MARIUS BENSON: On your own Direct Action Plan, in terms of the criticism made by Tony Abbott yesterday, your own Plan pays polluters similarly, identically, for the non-delivery of the same invisible substance.
 
SIMON BIRMINGHAM: Well, our Plan targets action for the 5 per cent reduction and this is a very key difference, Marius, that we will go out to the market, in a tender, and we’ll invite people to demonstrate how and where they can achieve emissions abatement or emissions reduction activities and we will then, indeed, incentivise payments for delivery of the 5 per cent reduction. Labor’s policy goes about taxing 60 to 70 per cent of the economy’s emissions across Australia and then hopes to achieve a reduction but, even on their own Treasury modelling, still fails to do so and is reliant on purchasing offshore permits for the reduction, so you actually have under Labor’s policy, if you like, an offshoring of the problem where you rely on these international permits. Under the Coalition’s policy, we will achieve the 5 per cent reduction in emissions here in Australia.
 
MARIUS BENSON: Whatever the argument about the merits of the mechanism for achieving a reduction, science says, the overwhelming opinion in science is, that not enough is being done to prevent the danger of a two-degree increase in global temperatures or beyond with unknown consequences.
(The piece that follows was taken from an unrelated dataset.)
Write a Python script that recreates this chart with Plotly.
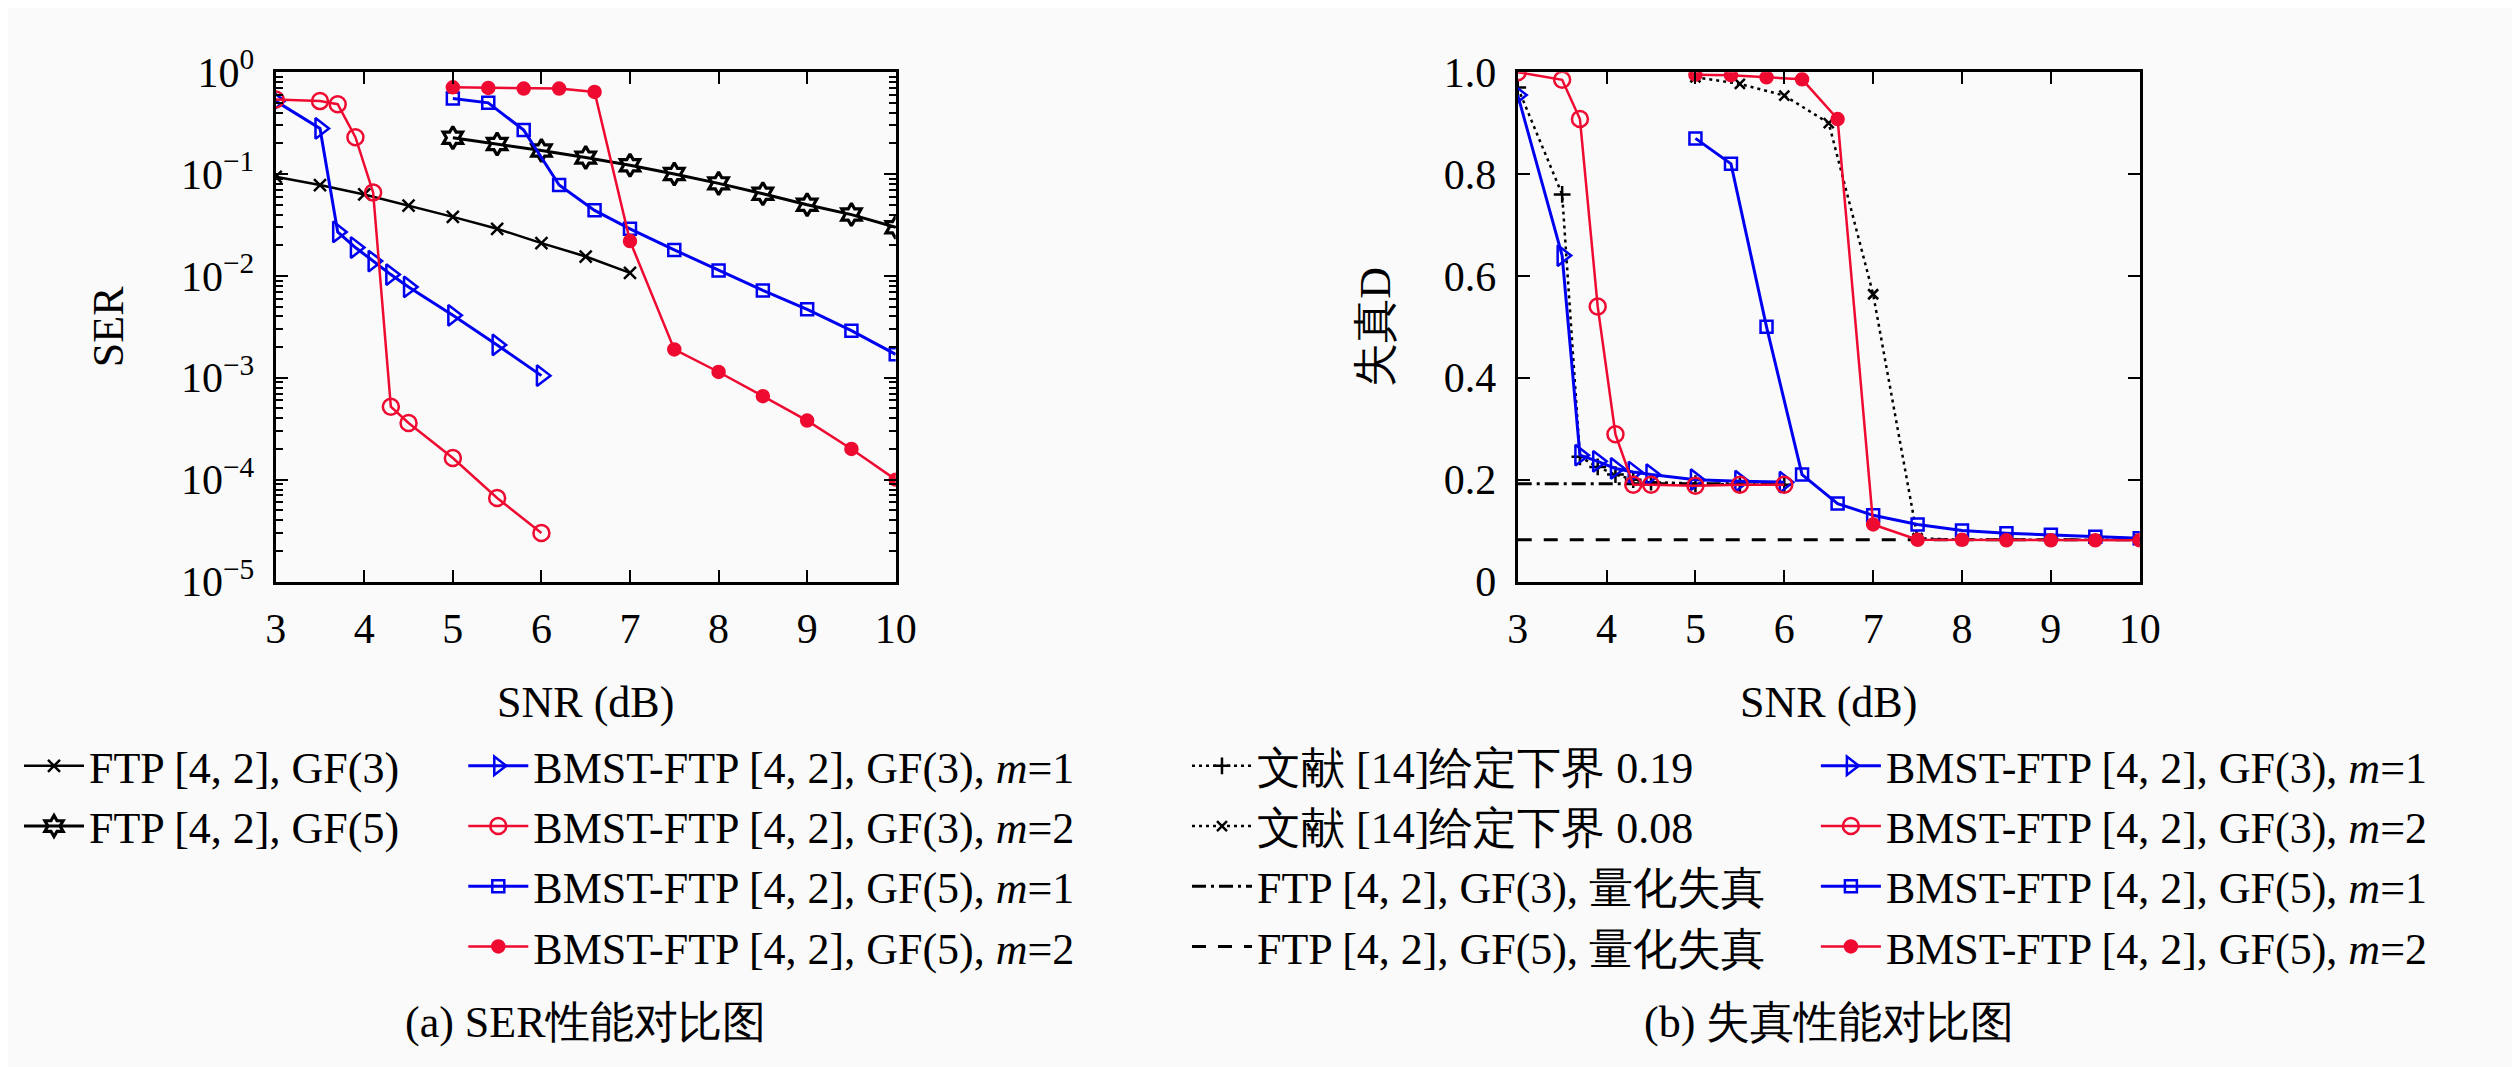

Do you believe more should be done?
 
SIMON BIRMINGHAM: Marius, I would love to see, at a global level, more being done and I hope that, as we approach 2015 and the period from then through to 2020 where we are meant to be seeing a finalisation of global climate change talks and a move towards a new globally binding treaty… that we see some success this time and that should obviously guide what Australia does beyond 2020 and our current reduction pathway but we can’t ignore the fact that the Copenhagen talks, back when Kevin Rudd was last Prime Minister, were a complete failure and debacle, that there isn’t any type of unified global approach to this, that there isn’t a legally binding global treaty and that many countries have completely rejected the type of carbon tax or emissions trading scheme, call it what you will, that Labor is still attached to.
 
MARIUS BENSON: Senator, thanks very much.
 
SIMON BIRMINGHAM: Always a pleasure, Marius.
 
SANDY ALOISI: The Shadow Parliamentary Secretary for the Environment, Simon Birmingham, speaking to Marius Benson.